Notes on lessons learnt

  1. “If you want to create and capture lasting value, don’t build an undifferentiated commodity business.”
  2. Conceal your monopoly—usually by exaggerating the power of your (nonexistent) competition.
  3. “Entrepreneurs are always biased to understate the scale of competition, but that is the biggest mistake a startup can make. ” [Caution]
  4. “Non-monopolists exaggerate their distinction by defining their market as the intersection of various smaller markets: British food ∩ restaurant ∩ Palo Alto
  5. "Monopolists, by contrast, disguise their monopoly by framing their market as the union of several large markets: search engine ∪ mobile phones ∪ wearable computers ∪ self-driving cars”
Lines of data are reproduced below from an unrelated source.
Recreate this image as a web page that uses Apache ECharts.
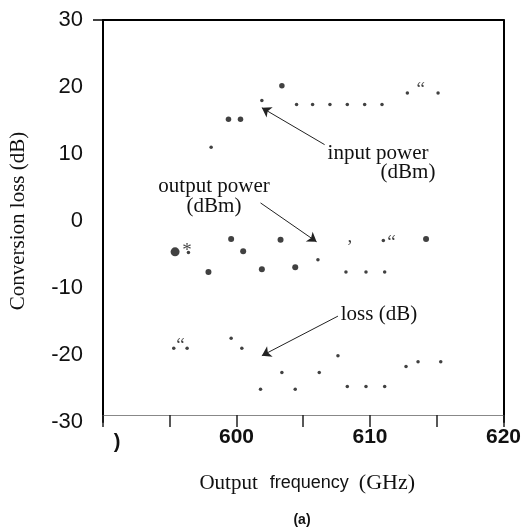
<!DOCTYPE html>
<html><head><meta charset="utf-8">
<script src="https://cdn.jsdelivr.net/npm/echarts@6/dist/echarts.min.js"></script>
<style>html,body{margin:0;padding:0;background:#fff}#c{width:524px;height:528px}</style>
</head><body><div id="c"></div>
<script>
// ---- data ----
const xTickLabels = [600, 610, 620];
const yTickLabels = [-30, -20, -10, 0, 10, 20, 30];

const inputPowerSmall = [[598.1,11.0],[601.9,18.0],[604.5,17.4],[605.7,17.4],[607.0,17.4],[608.3,17.4],[609.6,17.4],[610.9,17.4],[612.8,19.1],[615.1,19.1]];
const inputPowerLarge = [[599.4,15.2],[600.3,15.2],[603.4,20.2]];

const outputPowerLarge = [[595.4,-4.6]];
const outputPowerMedium = [[599.6,-2.7],[600.5,-4.5],[597.9,-7.6],[603.3,-2.8],[601.9,-7.2],[604.4,-6.9],[614.2,-2.7]];
const outputPowerSmall = [[596.4,-4.7],[606.1,-5.8],[611.0,-2.9],[608.2,-7.6],[609.7,-7.6],[611.1,-7.6]];

const lossPoints = [[595.3,-19.0],[596.3,-19.0],[599.6,-17.5],[600.4,-19.0],[601.8,-25.1],[603.4,-22.6],[604.4,-25.1],[606.2,-22.6],[607.6,-20.1],[608.3,-24.7],[609.7,-24.7],[611.1,-24.7],[612.7,-21.7],[613.6,-21.0],[615.3,-21.0]];

// stray printed glyphs in the scan: [x, y, glyph]
const glyphMarks = [[613.8,19.6,'\u201C'],[596.3,-4.5,'*'],[608.5,-2.4,','],[611.6,-3.3,'\u201C'],[595.8,-18.7,'\u201C']];

// annotation arrows: [tail, head]
const arrowInput = [[606.6,11.4],[601.9,16.9]];
const arrowOutput = [[601.8,2.7],[606.0,-3.1]];
const arrowLoss = [[607.6,-14.2],[601.9,-20.1]];

const SERIF = '"Liberation Serif", "Times New Roman", serif';
const SANS = '"Liberation Sans", Arial, sans-serif';

const chart = echarts.init(document.getElementById('c'), null, {renderer:'canvas'});

function dotSeries(data, size){
  return {type:'scatter', data:data, symbol:'circle', symbolSize:size,
    itemStyle:{color:'#111'}, silent:true, z:3};
}
function arrowPair(a){ return [{coord:a[0]},{coord:a[1]}]; }

const option = {
  animation:false,
  backgroundColor:'#fff',
  grid:{left:100, right:19, top:20, bottom:106},
  xAxis:[{
    type:'value', position:'bottom', min:590, max:620, interval:5, offset:-7,
    axisLine:{show:true, onZero:false, lineStyle:{color:'#888', width:1}},
    axisTick:{show:true, length:12, lineStyle:{color:'#222', width:1.5}},
    axisLabel:{formatter:function(v){ return xTickLabels.indexOf(v) >= 0 ? String(v) : ''; },
      fontFamily:SANS, fontWeight:'bold', fontSize:21, color:'#111', margin:12},
    splitLine:{show:false},
    name:'{a|Output}{b|frequency}{c|(GHz)}', nameLocation:'middle', nameGap:57,
    nameTextStyle:{rich:{
      a:{fontFamily:SERIF, fontSize:21, color:'#111', padding:[0,12,0,8]},
      b:{fontFamily:SANS, fontSize:18, color:'#111', padding:[0,10,0,0]},
      c:{fontFamily:SERIF, fontSize:22, color:'#111'}
    }}
  },{
    type:'value', position:'top', min:590, max:620, interval:5,
    axisLine:{show:true, onZero:false, lineStyle:{color:'#000', width:2}},
    axisTick:{show:false}, axisLabel:{show:false}, splitLine:{show:false}
  }],
  yAxis:[{
    type:'value', position:'left', min:yTickLabels[0], max:yTickLabels[yTickLabels.length-1], interval:10,
    axisLine:{show:true, onZero:false, lineStyle:{color:'#000', width:2}},
    axisTick:{show:true, customValues:[30], length:10, lineStyle:{color:'#000', width:1.5}},
    axisLabel:{fontFamily:SANS, fontSize:22, color:'#111', margin:20},
    splitLine:{show:false},
    name:'Conversion loss (dB)', nameLocation:'middle', nameGap:74,
    nameTextStyle:{fontFamily:SERIF, fontSize:21, color:'#111'}
  },{
    type:'value', position:'right', min:-30, max:30, interval:10,
    axisLine:{show:true, onZero:false, lineStyle:{color:'#000', width:2}},
    axisTick:{show:false}, axisLabel:{show:false}, splitLine:{show:false}
  }],
  series:[
    dotSeries(inputPowerSmall, 3.5),
    dotSeries(inputPowerLarge, 5.5),
    dotSeries(outputPowerLarge, 9),
    dotSeries(outputPowerMedium, 6),
    dotSeries(outputPowerSmall, 3.5),
    Object.assign(dotSeries(lossPoints, 3.5), {
      markLine:{silent:true, symbol:['none','arrow'], symbolSize:9, animation:false,
        label:{show:false}, lineStyle:{type:'solid', color:'#222', width:1},
        itemStyle:{color:'#222'},
        emphasis:{disabled:true},
        data:[arrowPair(arrowInput), arrowPair(arrowOutput), arrowPair(arrowLoss)]}
    }),
    {type:'scatter', data:glyphMarks, symbol:'circle', symbolSize:1,
      itemStyle:{color:'rgba(0,0,0,0)'}, silent:true, z:4,
      label:{show:true, position:'inside', formatter:function(p){return p.data[2];},
        fontFamily:SERIF, fontSize:19, color:'#111'}}
  ],
  graphic:[
    {type:'text', z:10, style:{text:'input power', x:378, y:153, font:'21px '+SERIF, fill:'#111', textAlign:'center', textVerticalAlign:'middle'}},
    {type:'text', z:10, style:{text:'(dBm)', x:408, y:172, font:'21px '+SERIF, fill:'#111', textAlign:'center', textVerticalAlign:'middle'}},
    {type:'text', z:10, style:{text:'output power', x:214, y:186, font:'21px '+SERIF, fill:'#111', textAlign:'center', textVerticalAlign:'middle'}},
    {type:'text', z:10, style:{text:'(dBm)', x:214, y:206, font:'21px '+SERIF, fill:'#111', textAlign:'center', textVerticalAlign:'middle'}},
    {type:'text', z:10, style:{text:'loss (dB)', x:379, y:314, font:'21px '+SERIF, fill:'#111', textAlign:'center', textVerticalAlign:'middle'}},
    {type:'text', z:10, style:{text:')', x:117, y:442, font:'bold 20px '+SANS, fill:'#111', textAlign:'center', textVerticalAlign:'middle'}},
    {type:'text', z:10, style:{text:'(a)', x:302, y:520, font:'bold 14px '+SANS, fill:'#111', textAlign:'center', textVerticalAlign:'middle'}}
  ]
};
chart.setOption(option);
</script>
</body></html>
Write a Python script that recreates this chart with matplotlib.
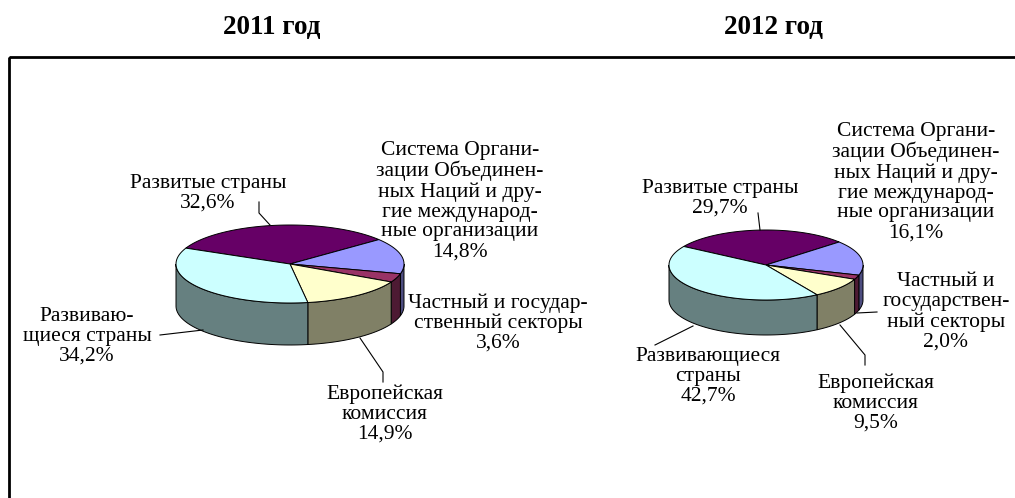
import numpy as np
import matplotlib
matplotlib.use('Agg')
import matplotlib.pyplot as plt
from matplotlib.patches import Polygon, Rectangle

plt.rcParams['font.family'] = ['Liberation Serif', 'DejaVu Serif']

# order: developed, UN system, private/public, European Commission, developing
names_2011 = ['Развитые страны',
              'Система Органи-\nзации Объединен-\nных Наций и дру-\nгие международ-\nные организации',
              'Частный и госудаp-\nственный секторы',
              'Европейская\nкомиссия',
              'Развиваю-\nщиеся страны']
names_2012 = ['Развитые страны',
              'Система Органи-\nзации Объединен-\nных Наций и дру-\nгие международ-\nные организации',
              'Частный и\nгосударствен-\nный секторы',
              'Европейская\nкомиссия',
              'Развивающиеся\nстраны']
values_2011 = [32.6, 14.8, 3.6, 14.9, 34.2]
values_2012 = [29.7, 16.1, 2.0, 9.5, 42.7]
years = ['2011 год', '2012 год']

top_colors = ['#660066', '#9999FF', '#993366', '#FFFFCC', '#CCFFFF']
side_colors = ['#330033', '#4D4D80', '#4D1A33', '#808066', '#668080']


def draw_pie(ax, cx, cy, a, b, depth, values, start):
    vals = np.array(values, dtype=float)
    bounds = start - 360 * np.concatenate([[0], np.cumsum(vals) / vals.sum()])
    # sides (front half only)
    for i in range(len(vals)):
        th0, th1 = bounds[i], bounds[i + 1]
        for k in range(-2, 3):
            lo = max(th1, -180 + 360 * k)
            hi = min(th0, 360 * k)
            if lo >= hi:
                continue
            t = np.radians(np.linspace(hi, lo, 60))
            xs = cx + a * np.cos(t)
            ys = cy - b * np.sin(t)
            pts = np.column_stack([np.concatenate([xs, xs[::-1]]),
                                   np.concatenate([ys, ys[::-1] + depth])])
            ax.add_patch(Polygon(pts, closed=True, facecolor=side_colors[i],
                                 edgecolor='black', lw=0.7))
    # top face
    for i in range(len(vals)):
        t = np.radians(np.linspace(bounds[i], bounds[i + 1], 120))
        xs = np.concatenate([[cx], cx + a * np.cos(t)])
        ys = np.concatenate([[cy], cy - b * np.sin(t)])
        ax.add_patch(Polygon(np.column_stack([xs, ys]), closed=True,
                             facecolor=top_colors[i], edgecolor='black', lw=0.7))


def pct(v):
    return ('%.1f' % v).replace('.', ',') + '%'


fig = plt.figure(figsize=(10.15, 4.98), dpi=100)
ax = fig.add_axes([0, 0, 1, 1])
ax.set_xlim(0, 1015)
ax.set_ylim(498, 0)
ax.axis('off')

ax.add_patch(Rectangle((9, 57), 1030, 460, fill=False, edgecolor='black', lw=2))

ax.text(272, 27, years[0], ha='center', va='center', fontsize=19.5, fontweight='bold')
ax.text(773, 27, years[1], ha='center', va='center', fontsize=19.5, fontweight='bold')

draw_pie(ax, 290, 264, 114, 39, 42, values_2011, 156)
draw_pie(ax, 766, 265, 97, 35, 35, values_2012, 148)

pos_2011 = [(208, 193), (460, 201), (498, 323), (385, 414), (87, 336)]
pos_2012 = [(720, 198), (916, 182), (946, 312), (876, 403), (708, 376)]
for names, vals, pos in [(names_2011, values_2011, pos_2011),
                         (names_2012, values_2012, pos_2012)]:
    for n, v, (x, y) in zip(names, vals, pos):
        ax.text(x, y, n + '\n' + pct(v), ha='center', va='center',
                fontsize=15.5, linespacing=1.065)

leaders = [
    [(259, 202), (259, 213), (270, 225)],
    [(160, 335), (203, 330)],
    [(360, 338), (383, 372), (383, 382)],
    [(758, 213), (760, 230)],
    [(693, 326), (655, 345)],
    [(857, 313), (877, 312)],
    [(840, 325), (865, 355), (865, 365)],
]
for ln in leaders:
    xs, ys = zip(*ln)
    ax.plot(xs, ys, color='black', lw=0.8)

fig.savefig('out.png', dpi=100)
  6. Be a creative monopoly:  “Monopolies drive progress because the promise of years or even decades of monopoly profits provides a powerful incentive to innovate. Then monopolies can keep innovating because profits enable them to make the long-term plans and to finance the ambitious research projects that firms locked in competition can’t dream of.”
  7. “Competition can make people hallucinate opportunities where none exist.”
  8. “A great business is defined by its ability to generate cash flows in the future. ”
  9. “Comparing discounted cash flows shows the difference between low-growth businesses and high-growth startups at its starkest”
  10. “Every monopoly is unique, but they usually share some combination of the following characteristics: 1. proprietary technology, 2. network effects, 3. economies of scale, and 4. branding.”
  11. “A good startup should have the potential for great scale built into its first design.”
  12. “Beginning with brand rather than substance is dangerous. No technology company can be built on branding alone.”
  13. “Every startup is small at the start. Every monopoly dominates a large share of its market. Therefore, every startup should start with a very small market.”
  14. “A definite person determines the one best thing to do and then does it. Instead of working tirelessly to make herself indistinguishable, she strives to be great at something substantive—to be a monopoly of one”’
  15. For startups, deliberating through “intelligent design works best.”
  16. “If you treat the future as something definite, it makes sense to understand it in advance and to work to shape it.”
  17. “If you do start your own company, you must remember the Power law to operate it well. The most important things are singular: One market will probably be better than all others, as we discussed in Chapter 5. One distribution strategy usually dominates all others, too—for that see Chapter 11. Time and decision-making themselves follow a power law, and some moments matter far more than others—see Chapter 9.”
  18. Think from first principles and innovate
  19. Empower people, do not substitute them
  20. There are two modes of progress: 1. Horizontal progress = Globalization, that is, taking things that work somewhere and making them work elsewhere.
  21. 2. Vertical progress = Technology. Any new and better way of doing things is technology.
  22. “Spreading old ways to create wealth around the world will result in devastation, not riches. In a world of scarce resources, globalization without new technology is unsustainable.”
  23. “New technology has never been an automatic feature of history.”
  24. “Today our challenge is to both imagine and create the new technologies that can make the 21st century more peaceful and prosperous ”
  25. By “monopoly”, we mean the kind of company that’s so good at what it does that no other firm can offer a close substitute.